Set exercise :: Pull out every line with the word "this".
┌─ Material shown
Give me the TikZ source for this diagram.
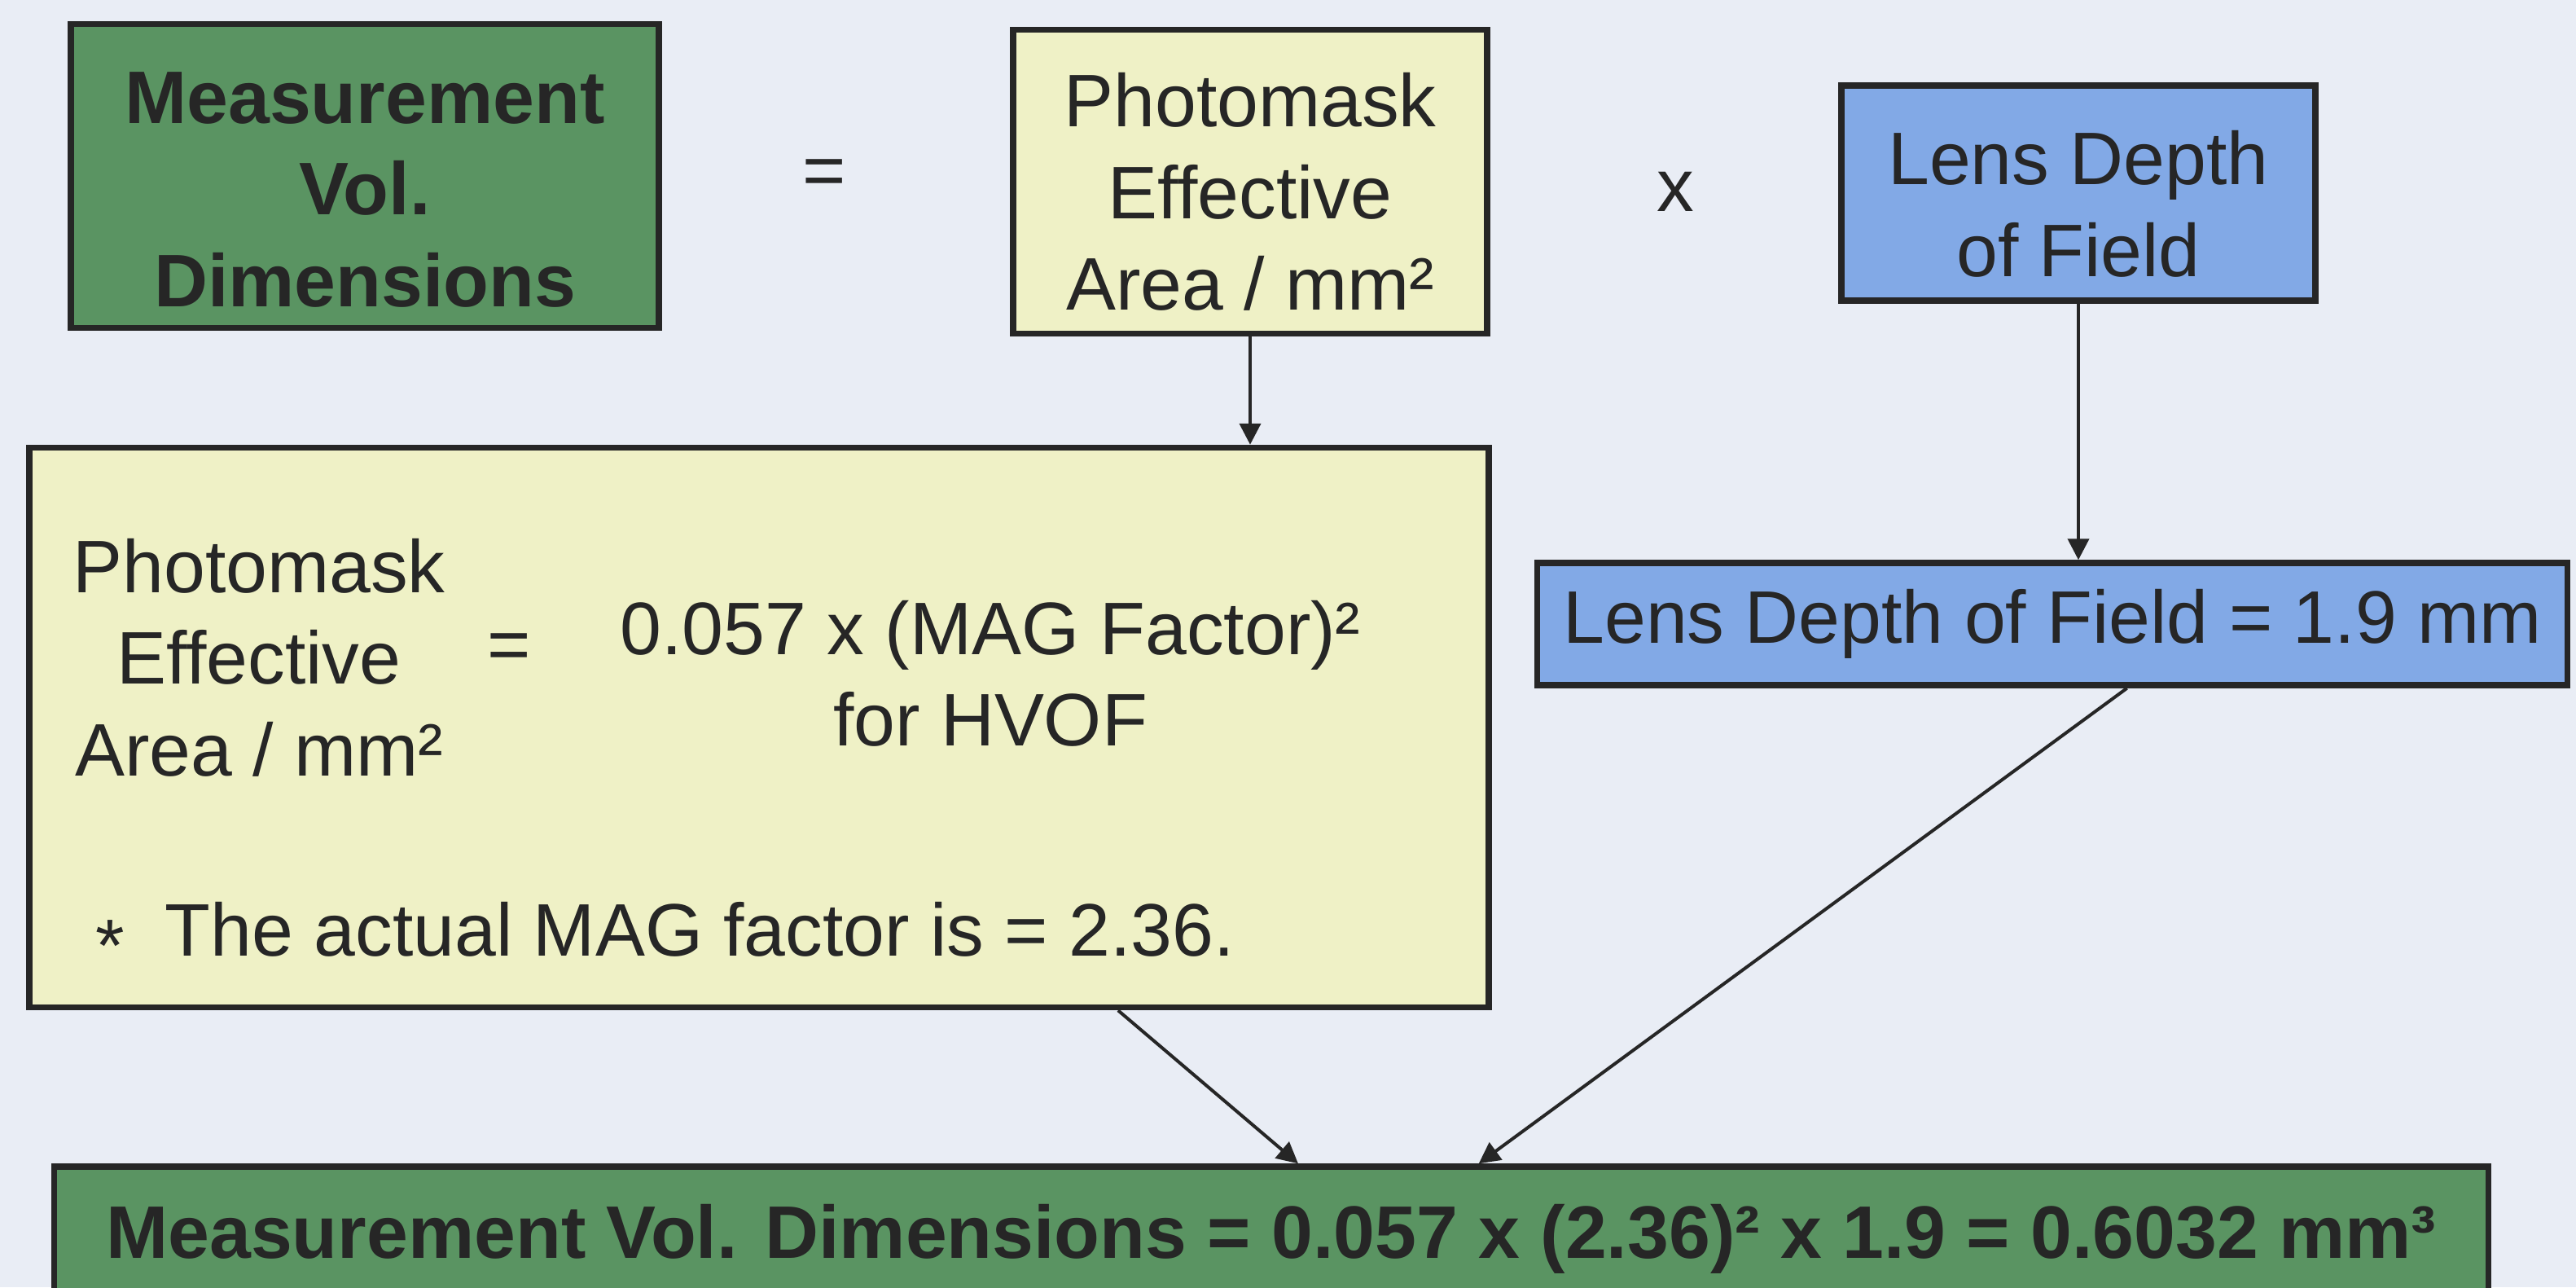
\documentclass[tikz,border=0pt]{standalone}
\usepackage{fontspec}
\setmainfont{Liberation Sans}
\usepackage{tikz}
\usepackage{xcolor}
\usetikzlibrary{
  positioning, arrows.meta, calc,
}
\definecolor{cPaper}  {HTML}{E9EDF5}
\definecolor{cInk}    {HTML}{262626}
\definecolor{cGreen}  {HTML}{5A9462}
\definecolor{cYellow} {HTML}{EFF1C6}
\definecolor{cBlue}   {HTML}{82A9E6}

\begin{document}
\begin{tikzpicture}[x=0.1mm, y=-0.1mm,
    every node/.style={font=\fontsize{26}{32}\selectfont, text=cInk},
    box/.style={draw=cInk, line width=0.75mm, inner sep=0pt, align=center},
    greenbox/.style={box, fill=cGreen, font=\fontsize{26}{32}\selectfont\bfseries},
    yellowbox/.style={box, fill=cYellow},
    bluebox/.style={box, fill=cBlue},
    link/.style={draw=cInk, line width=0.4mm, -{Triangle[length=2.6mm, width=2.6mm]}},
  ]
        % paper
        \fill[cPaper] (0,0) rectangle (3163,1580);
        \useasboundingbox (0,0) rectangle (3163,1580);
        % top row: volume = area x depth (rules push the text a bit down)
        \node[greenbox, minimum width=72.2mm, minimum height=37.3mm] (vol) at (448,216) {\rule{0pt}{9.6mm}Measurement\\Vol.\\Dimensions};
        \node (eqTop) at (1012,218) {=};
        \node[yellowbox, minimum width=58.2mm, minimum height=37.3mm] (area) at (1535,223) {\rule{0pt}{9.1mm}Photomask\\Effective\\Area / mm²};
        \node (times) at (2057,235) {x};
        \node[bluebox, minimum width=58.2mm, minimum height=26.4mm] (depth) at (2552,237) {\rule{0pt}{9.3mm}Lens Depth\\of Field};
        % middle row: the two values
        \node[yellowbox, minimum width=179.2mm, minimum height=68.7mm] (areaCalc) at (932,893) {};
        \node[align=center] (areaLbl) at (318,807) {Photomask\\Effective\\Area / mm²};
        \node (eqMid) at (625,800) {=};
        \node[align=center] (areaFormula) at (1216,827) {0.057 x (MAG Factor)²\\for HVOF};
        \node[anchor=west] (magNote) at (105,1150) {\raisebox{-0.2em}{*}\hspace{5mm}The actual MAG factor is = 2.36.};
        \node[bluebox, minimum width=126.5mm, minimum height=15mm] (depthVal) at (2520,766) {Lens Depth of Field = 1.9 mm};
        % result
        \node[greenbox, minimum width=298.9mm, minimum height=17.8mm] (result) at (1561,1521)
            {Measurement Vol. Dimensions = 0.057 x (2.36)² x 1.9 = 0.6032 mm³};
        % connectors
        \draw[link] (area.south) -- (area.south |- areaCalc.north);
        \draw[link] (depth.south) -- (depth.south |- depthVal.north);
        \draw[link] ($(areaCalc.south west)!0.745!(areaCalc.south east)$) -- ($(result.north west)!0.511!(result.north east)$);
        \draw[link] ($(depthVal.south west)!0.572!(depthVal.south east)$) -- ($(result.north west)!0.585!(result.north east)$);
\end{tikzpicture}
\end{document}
└─
┌─ Material shown
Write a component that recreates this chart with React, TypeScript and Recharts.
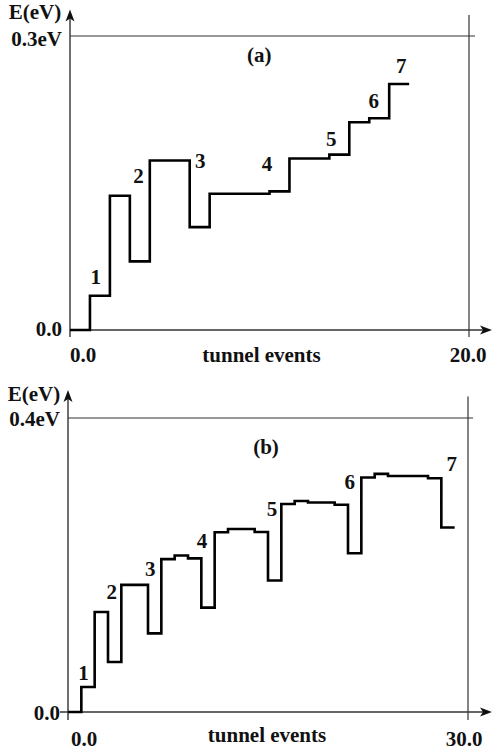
└─
Worked answer ::
Give me the TikZ source for this diagram.
Write a component that recreates this chart with React, TypeScript and Recharts.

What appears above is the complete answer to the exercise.